[Records with drawing code]
+++

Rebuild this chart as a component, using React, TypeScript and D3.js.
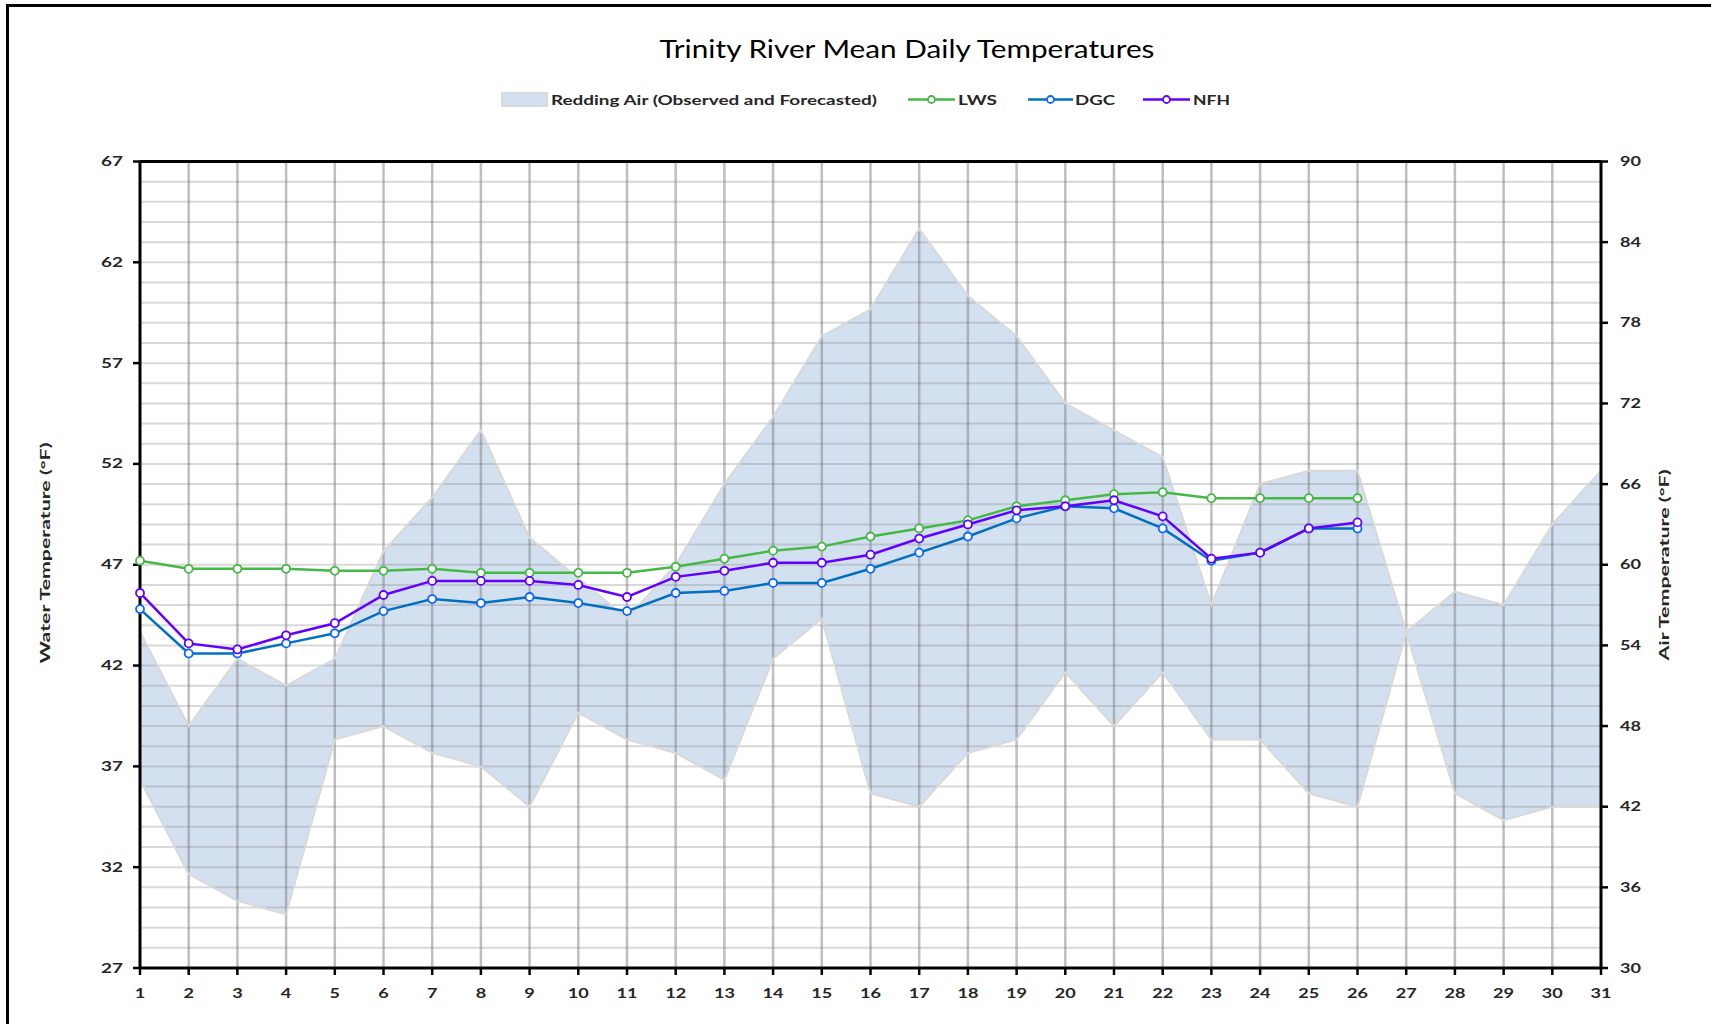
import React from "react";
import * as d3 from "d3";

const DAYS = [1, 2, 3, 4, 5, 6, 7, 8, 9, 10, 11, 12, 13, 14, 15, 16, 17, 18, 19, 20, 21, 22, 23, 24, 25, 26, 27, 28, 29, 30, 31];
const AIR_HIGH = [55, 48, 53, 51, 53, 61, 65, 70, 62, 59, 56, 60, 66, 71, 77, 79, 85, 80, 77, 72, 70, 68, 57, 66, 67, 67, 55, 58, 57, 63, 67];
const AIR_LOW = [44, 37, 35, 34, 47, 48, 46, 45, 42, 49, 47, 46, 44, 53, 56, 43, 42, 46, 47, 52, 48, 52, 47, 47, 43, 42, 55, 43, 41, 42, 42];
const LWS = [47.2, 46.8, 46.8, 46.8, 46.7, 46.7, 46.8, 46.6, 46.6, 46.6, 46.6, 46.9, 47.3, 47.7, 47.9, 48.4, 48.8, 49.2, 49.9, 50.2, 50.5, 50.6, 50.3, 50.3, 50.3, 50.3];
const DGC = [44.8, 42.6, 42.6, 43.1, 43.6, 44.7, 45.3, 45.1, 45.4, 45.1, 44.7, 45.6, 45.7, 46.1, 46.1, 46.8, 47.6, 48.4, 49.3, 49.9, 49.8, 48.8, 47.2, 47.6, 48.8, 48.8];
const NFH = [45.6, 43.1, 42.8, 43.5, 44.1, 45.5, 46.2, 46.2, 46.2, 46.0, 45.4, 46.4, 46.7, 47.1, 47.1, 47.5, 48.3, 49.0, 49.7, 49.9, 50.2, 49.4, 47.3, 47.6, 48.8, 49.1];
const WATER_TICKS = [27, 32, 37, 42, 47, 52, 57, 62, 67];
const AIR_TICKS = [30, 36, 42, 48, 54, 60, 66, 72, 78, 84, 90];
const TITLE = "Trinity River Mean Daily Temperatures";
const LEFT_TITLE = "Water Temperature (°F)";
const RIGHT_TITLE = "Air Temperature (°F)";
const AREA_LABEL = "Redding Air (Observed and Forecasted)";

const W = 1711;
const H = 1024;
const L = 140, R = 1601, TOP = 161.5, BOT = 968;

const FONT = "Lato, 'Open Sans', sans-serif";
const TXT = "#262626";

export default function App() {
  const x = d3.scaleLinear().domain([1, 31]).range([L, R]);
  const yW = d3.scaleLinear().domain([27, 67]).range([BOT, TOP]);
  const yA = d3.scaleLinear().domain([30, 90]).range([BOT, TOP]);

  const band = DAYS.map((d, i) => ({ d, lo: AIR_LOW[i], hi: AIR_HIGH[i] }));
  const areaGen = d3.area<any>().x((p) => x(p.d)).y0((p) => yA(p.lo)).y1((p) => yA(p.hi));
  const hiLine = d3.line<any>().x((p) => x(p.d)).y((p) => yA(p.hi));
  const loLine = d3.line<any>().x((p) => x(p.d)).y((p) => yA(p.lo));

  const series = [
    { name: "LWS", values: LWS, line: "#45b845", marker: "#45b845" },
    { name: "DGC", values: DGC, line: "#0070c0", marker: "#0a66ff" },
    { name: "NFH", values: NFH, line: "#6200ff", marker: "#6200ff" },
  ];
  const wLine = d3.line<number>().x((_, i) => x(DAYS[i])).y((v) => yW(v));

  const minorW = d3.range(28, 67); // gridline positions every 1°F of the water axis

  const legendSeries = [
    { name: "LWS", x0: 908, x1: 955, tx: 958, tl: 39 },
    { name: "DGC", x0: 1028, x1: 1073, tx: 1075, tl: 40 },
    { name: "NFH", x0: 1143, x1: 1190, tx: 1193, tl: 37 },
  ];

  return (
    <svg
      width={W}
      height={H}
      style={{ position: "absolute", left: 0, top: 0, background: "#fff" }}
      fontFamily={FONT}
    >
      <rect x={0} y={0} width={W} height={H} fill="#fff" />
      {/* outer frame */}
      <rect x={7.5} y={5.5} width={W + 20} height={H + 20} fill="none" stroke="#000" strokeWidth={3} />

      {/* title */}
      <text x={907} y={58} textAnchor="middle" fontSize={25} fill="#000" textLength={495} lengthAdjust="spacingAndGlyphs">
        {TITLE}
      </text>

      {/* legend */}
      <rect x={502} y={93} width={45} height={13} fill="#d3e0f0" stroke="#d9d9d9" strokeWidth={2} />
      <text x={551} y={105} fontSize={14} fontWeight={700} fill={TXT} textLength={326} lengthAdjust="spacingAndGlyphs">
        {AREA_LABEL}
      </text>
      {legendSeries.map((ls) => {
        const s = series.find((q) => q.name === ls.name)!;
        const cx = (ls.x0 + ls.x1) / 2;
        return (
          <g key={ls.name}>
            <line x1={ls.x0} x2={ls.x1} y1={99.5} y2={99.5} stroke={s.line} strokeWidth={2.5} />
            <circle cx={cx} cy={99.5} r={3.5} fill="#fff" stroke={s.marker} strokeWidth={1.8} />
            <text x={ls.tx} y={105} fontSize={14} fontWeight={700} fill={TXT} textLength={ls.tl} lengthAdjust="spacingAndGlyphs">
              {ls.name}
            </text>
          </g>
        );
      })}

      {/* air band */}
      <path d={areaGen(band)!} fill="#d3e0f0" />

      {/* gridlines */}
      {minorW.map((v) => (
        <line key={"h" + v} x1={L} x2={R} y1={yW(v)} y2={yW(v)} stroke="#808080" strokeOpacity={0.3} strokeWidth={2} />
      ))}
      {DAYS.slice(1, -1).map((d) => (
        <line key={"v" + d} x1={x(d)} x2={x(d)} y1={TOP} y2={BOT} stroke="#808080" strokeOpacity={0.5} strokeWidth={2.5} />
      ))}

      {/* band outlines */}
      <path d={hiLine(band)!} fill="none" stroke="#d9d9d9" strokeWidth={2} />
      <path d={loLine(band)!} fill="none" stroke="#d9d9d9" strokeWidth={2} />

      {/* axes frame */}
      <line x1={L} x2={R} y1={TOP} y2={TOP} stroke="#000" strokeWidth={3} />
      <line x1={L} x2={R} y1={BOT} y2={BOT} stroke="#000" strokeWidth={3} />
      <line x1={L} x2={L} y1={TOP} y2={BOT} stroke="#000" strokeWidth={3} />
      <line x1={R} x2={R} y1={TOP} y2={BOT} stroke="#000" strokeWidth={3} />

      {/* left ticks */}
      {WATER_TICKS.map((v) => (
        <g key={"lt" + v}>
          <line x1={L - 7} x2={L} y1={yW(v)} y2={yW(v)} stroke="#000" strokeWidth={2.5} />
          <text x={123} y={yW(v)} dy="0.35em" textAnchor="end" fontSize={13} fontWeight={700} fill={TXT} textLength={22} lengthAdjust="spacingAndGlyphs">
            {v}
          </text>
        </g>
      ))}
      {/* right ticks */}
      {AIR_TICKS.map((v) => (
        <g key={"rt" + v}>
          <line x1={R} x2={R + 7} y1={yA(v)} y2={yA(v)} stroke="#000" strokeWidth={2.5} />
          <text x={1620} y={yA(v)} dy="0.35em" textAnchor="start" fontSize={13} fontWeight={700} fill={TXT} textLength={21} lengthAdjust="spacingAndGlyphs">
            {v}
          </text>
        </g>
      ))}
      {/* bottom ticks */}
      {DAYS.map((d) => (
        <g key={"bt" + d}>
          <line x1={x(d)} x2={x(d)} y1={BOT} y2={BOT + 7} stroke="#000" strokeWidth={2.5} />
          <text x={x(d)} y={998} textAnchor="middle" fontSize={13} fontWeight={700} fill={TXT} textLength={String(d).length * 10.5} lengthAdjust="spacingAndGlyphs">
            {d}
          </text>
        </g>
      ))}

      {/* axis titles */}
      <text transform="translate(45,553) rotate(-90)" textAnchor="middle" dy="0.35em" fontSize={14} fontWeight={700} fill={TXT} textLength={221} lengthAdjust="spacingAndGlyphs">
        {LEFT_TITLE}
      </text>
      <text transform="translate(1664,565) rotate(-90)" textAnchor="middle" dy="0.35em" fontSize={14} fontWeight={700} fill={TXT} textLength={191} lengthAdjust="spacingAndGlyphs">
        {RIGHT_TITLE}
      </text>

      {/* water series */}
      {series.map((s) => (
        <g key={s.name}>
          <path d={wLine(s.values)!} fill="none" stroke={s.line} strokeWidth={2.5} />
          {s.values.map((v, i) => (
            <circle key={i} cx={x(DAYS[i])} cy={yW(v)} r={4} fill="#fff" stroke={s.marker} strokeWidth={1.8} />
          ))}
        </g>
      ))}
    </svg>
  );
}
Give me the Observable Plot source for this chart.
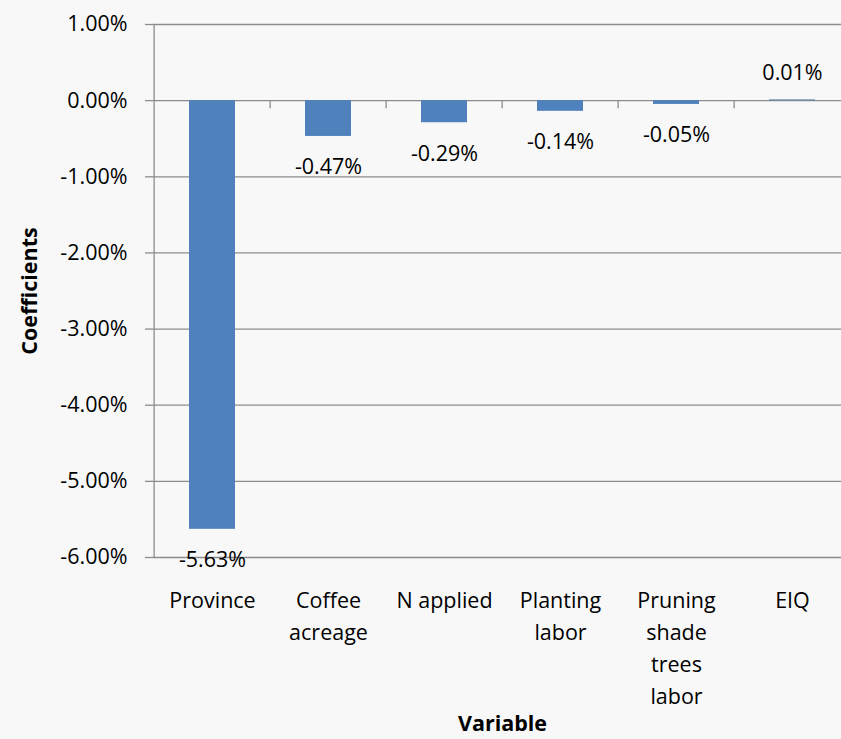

+++

» **THE EXERCISE**: Start at the first line of the records and write out everything up to and including the line containing "import * as". No pictures.

» **RESPONSE TO THIS EXERCISE**:
Rebuild this chart as a component, using React, TypeScript and D3.js.
import React from "react";
import * as d3 from "d3";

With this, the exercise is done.